On the other hand, affirmation of the summary judgment order would require the parties to "turn their attention to the thorny but ultimately soluble issue of how to license and compensate public performances of [pre-1972] recordings"—an act which the court believed "will never proceed until there is a definitive ruling on this question of first impression."
Judge McMahon stayed the action pending a decision by the Second Circuit.
The Second Circuit Appeal
On February 20, 2015, Sirius XM petitioned the Second Circuit for permission to take an interlocutory appeal on the following two issues:3
- Under New York law, do the holders of common law copyrights in pre-1972 sound recordings have, as part of the bundle of rights attendant to their copyright, the right of exclusive public performance?
- Does the Dormant Commerce Clause prohibit the State of New York from enforcing a property right that it recognizes at common law?
On April 15, 2015, Circuit Judges John M. Walker, Jr., Guido Calbresi, and Reena Raggi granted the petition.

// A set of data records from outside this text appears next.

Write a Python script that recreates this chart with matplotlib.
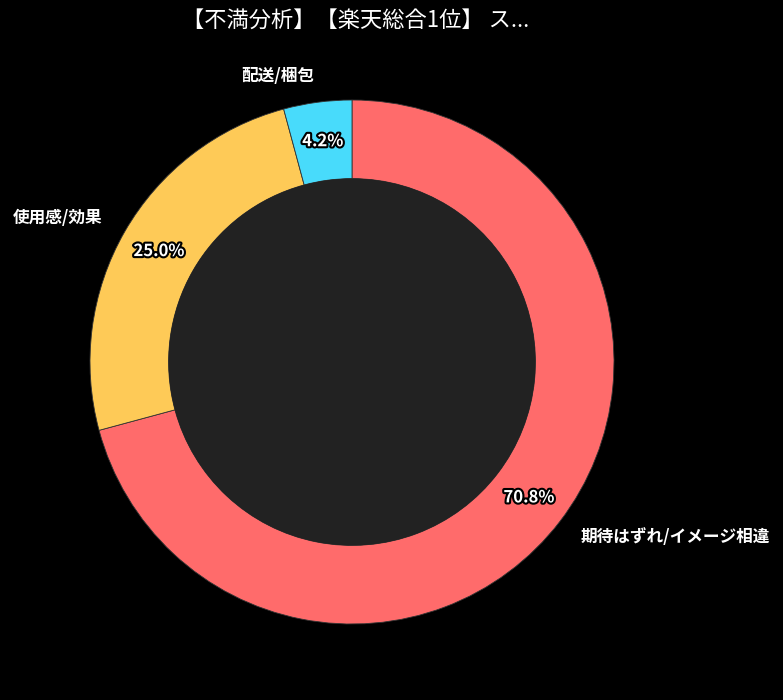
import matplotlib
matplotlib.use("Agg")
import matplotlib.pyplot as plt
import matplotlib.patheffects as pe

plt.rcParams["font.family"] = ["Noto Sans CJK JP", "DejaVu Sans"]

# complaint categories and their share
categories = ["期待はずれ/イメージ相違", "使用感/効果", "配送/梱包"]
shares = [70.8, 25.0, 4.2]
colors = ["#ff6b6b", "#feca57", "#48dbfb"]
title = "【不満分析】【楽天総合1位】 ス..."

fig = plt.figure(figsize=(7.83, 7.00), dpi=100, facecolor="black")
ax = fig.add_axes([24.5 / 783, 10.5 / 700, 655 / 783, 655 / 700])
ax.set_facecolor("black")

wedges, texts, autotexts = ax.pie(
    shares,
    labels=categories,
    colors=colors,
    startangle=90,
    counterclock=False,
    autopct="%1.1f%%",
    pctdistance=0.85,
    labeldistance=1.1,
    wedgeprops={"width": 0.3, "edgecolor": "#333333", "linewidth": 0.6},
)

for t in texts:
    t.set_color("white")
    t.set_fontsize(12)
    t.set_fontweight("bold")

for t in autotexts:
    t.set_color("white")
    t.set_fontsize(12)
    t.set_fontweight("bold")
    t.set_path_effects([pe.withStroke(linewidth=3, foreground="black")])

hole = plt.Circle((0, 0), 0.7, facecolor="#222222", edgecolor="none")
ax.add_patch(hole)

ax.set_xlim(-1.25, 1.25)
ax.set_ylim(-1.25, 1.25)
ax.set_aspect("equal")
ax.axis("off")

fig.text(355.5 / 783, 1 - 20 / 700, title, color="white", fontsize=16,
         ha="center", va="center")

fig.savefig("out.png", facecolor="black")
plt.close(fig)
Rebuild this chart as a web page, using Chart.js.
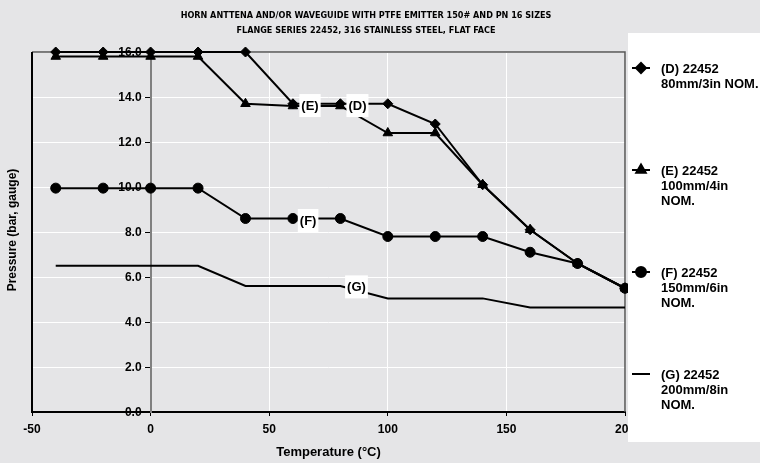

The first issue (right of public performance) goes directly to the question addressed by Judge McMahon on summary judgment, and answered in Flo & Eddie's favor. On appeal, Flo & Eddie likely will reassert the arguments made on summary judgment in this and prior/pending cases in California and Florida, most notably, the state legislature's opportunity and failure to exclude a public performance right from the relevant statute. In contrast, Sirius XM's arguments likely will focus on the lack of case law on this issue and the fact that, historically, satellite and digital broadcasters—similar to terrestrial (analog) radio, restaurants and bars—have been able to broadcast pre-1972 sound recordings as a matter of course.
The second issue (Commerce Clause) concerns Judge McMahon's conclusion that there was no substantial ground for difference of opinion on whether New York's statute is a "regulation" subject to Commerce Clause scrutiny (she concluded that it was not). On appeal, as previewed in its petition to the Second Circuit, Sirius XM will argue that the FCC requires it to broadcast uniformly, yet the "practical effect of applying a New York performance right ... would ... require [it] to comply with New York law nationwide, which would per se violate the Commerce Clause."
What Happens Next
While presently there is no timetable for the Second Circuit argument and ruling, the possibility of clarity and precedent (at least for district courts under the Second Circuit's authority) on these important issues will be closely watched by industry experts on both sides of the dispute. Interestingly, the appellate court's grant of Sirius XM's petition comes just days after bi-partisan introduction of the "Fair Pay Fair Play Act," which aims to implement a "performance royalty" to compensate recording artists for each radio broadcast of their sound recordings, and establish a federal right of public performance for pre-1972 sound recordings.
We will continue to closely monitor and keep our clients updated on these important judicial developments.
1 Federal copyright law (17 U.S.C. § 101 et seq.) presently does not apply to pre-1972 sound recordings. In particular, the U.S. Copyright Act carves out certain areas of copyright law for state regulation, including rights related to sound recordings fixed before February 15, 1972. (17 U.S.C. § 301(c).) Unless amended beforehand, this carve-out will expire on February 15, 2067.
2 Although certifying only a portion of an order for interlocutory appeal, the court recognized that "the Second Circuit's review is not necessarily limited to the certified issue" and that the appellate court "has the discretion to consider any aspect of the order from which the appeal is taken," including the Commerce Clause issue. (Quotes omitted)
3 Flo & Eddie did not oppose the request for interlocutory appeal.